What I love about the film are its simpler details. Take the bright comic-book characters straight out of an adventure magazine: the double-crossing “triple agent” Mac played by Ray Winstone, complete with devilish Errol Flynn mustache; Blanchett’s flawless portrayal as a rigid, domineering villainess whose hands emasculate even Indy when placed on his knee during his interrogation; Allen’s delightful reprisal as Marion, her head cocked with a grin and fists charmingly at her hips; John Hurt’s off-his-rocker archeologist. And then, there are the action sequences. The most thrilling of them occurs mid-film, where Marion crashes a vehicle into a hill of flesh-eating ants. Everyone runs as these critters chitter along, swarming over poor Russian saps with bad enough luck to trip and fall. As Indy engages a goon in fisticuffs, Spalko climbs off the ground away from the ants, but the hungry things stack onto one another to almost reach her.
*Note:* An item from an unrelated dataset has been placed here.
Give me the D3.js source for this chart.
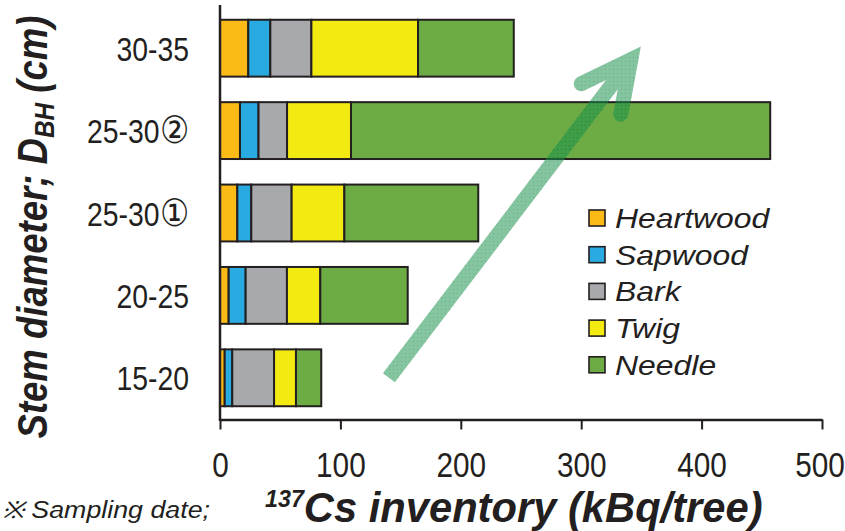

All the while, we’re squirming and shouting eeek for the villain of all people! But Kingdom of the Crystal Skull is never better than that first scene, when the Russians pull Indy out of a trunk and push him to the ground. Spielberg shoots his silhouette against a car. We see that iconic image appear as Indy collects himself and secures his fedora. Yes, this is great filmmaking.

So many moments in this film make me want to holler out, “You still got it!” to everyone involved, especially Harrison Ford, who, 19 years later, still encapsulates what it means to be an adventure hero. Conversely, only two or three significant moments feel out of place in the entire film, and they’re fleeting incongruities of dodgy CGI, all amounting to about a minute of screentime in an over-two-hour spectacle of blissful Atomic Age nostalgia, humor, and adventure. From Elvis on the soundtrack to Spielberg’s wonderful staging of action sequences, Indiana Jones and the Kingdom of the Crystal Skull holds a deserving place amid its predecessors in the franchise, which, categorically speaking, could be ordered from best to worst in the order they were made. Then again, there is no “worst” here, not really. Each picture is great, while this fourth entry is simply the least great. This does not make it a bad film. Its greatness is lessened only when compared to three films that epitomize the adventure genre, and moreover, stacked against the inconsolable expectations of fans wanting a film shot in 1981 instead of 2008.